Amazon Is Raising The Price For Prime. How Much Will It Take For You To Break Even With The Price Hike?

For nearly a decade, Amazon Prime has been $80. Now, the unthinkable has happened: Amazon has raised the price by twenty bucks, to $100. There has been some wailing and gnashing of the teeth, naturally, asking whether the service is now “overpriced.” Well, let’s break it down!

Shipping

The key feature of Prime, of course, is its shipping benefits: You buy a book, or a video game, or a 55-gallon drum of personal lubricant that will haunt you forever on Facebook, and you get it shipped for free, whether it’s free two-day shipping, “no-rush” shipping, or an automatic upgrade. Pricing shipping is tricky; UPS gets a lot of business from Amazon, so Amazon doesn’t pay what we do to get stuff shipped. But the slowest shipping option is $3.99, and it’s safe to assume that two-day shipping is between $6 and $8.

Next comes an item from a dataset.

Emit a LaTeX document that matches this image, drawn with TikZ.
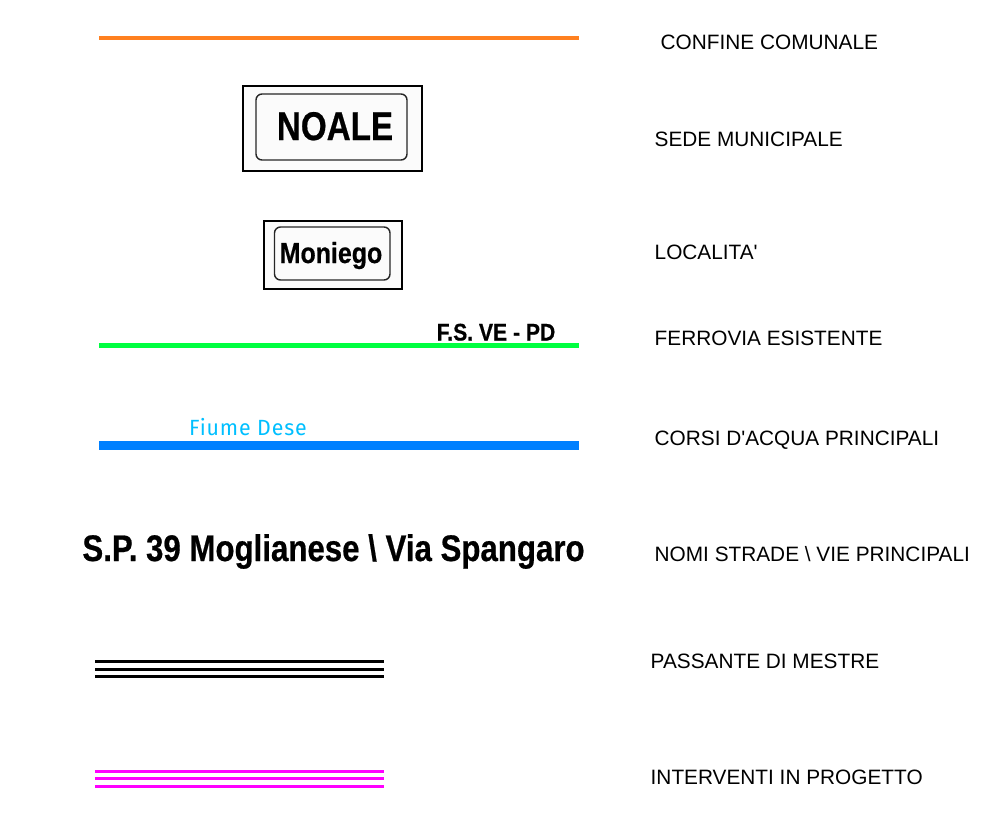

So doing the math: If you buy between twelve and sixteen things a year to be shipped to your house, yes, Prime is worth it.

Streaming Video

This one’s easy; Amazon generally charges $2 an episode for TV shows. So, essentially, watch fifty shows and you’re good. This is easier than you might at first think. Hell, you can do that with the first three series on our list of the best stuff exclusive to Prime. Or you could just relentlessly watch Food Network shows.

Kindle Lending Library

It’s easy to forget that, oh yeah, Amazon also sells books. eBooks, even! Admittedly, the Kindle Owner’s Lending Library is something of a crap deal for most Prime users, because you need to have a Kindle to use it, and most of us just use tablets. But if you do have a Kindle, you get a free book every month through the Kindle First program, and you can borrow one book a month from the Lending Library. Yeah, that’s pretty stingy, but that still works out to ten bucks a month.

Streaming Music

In theory, Amazon will have a streaming music service, and it sounds awful. Let us never speak of it again, should it come to fruition in this form.

Future Services

Amazon is unlikely to stop adding stuff to Prime. For example, Jeff Bezos, who runs Amazon, owns the Washington Post; it’s unlikely that Prime members won’t suddenly find themselves the recipient of a shiny new WaPo app sooner or later. Essentially, anything that facilitates you buying more stuff, Amazon wants to encourage it; it’s not out of the realm of possibility, as the Kindle gets cheaper, that Amazon will just start sending you one with Prime.

In short, you get a lot of stuff for your hundred bucks. Hell, it’s worth $100 just to stream Justified whenever you feel like it.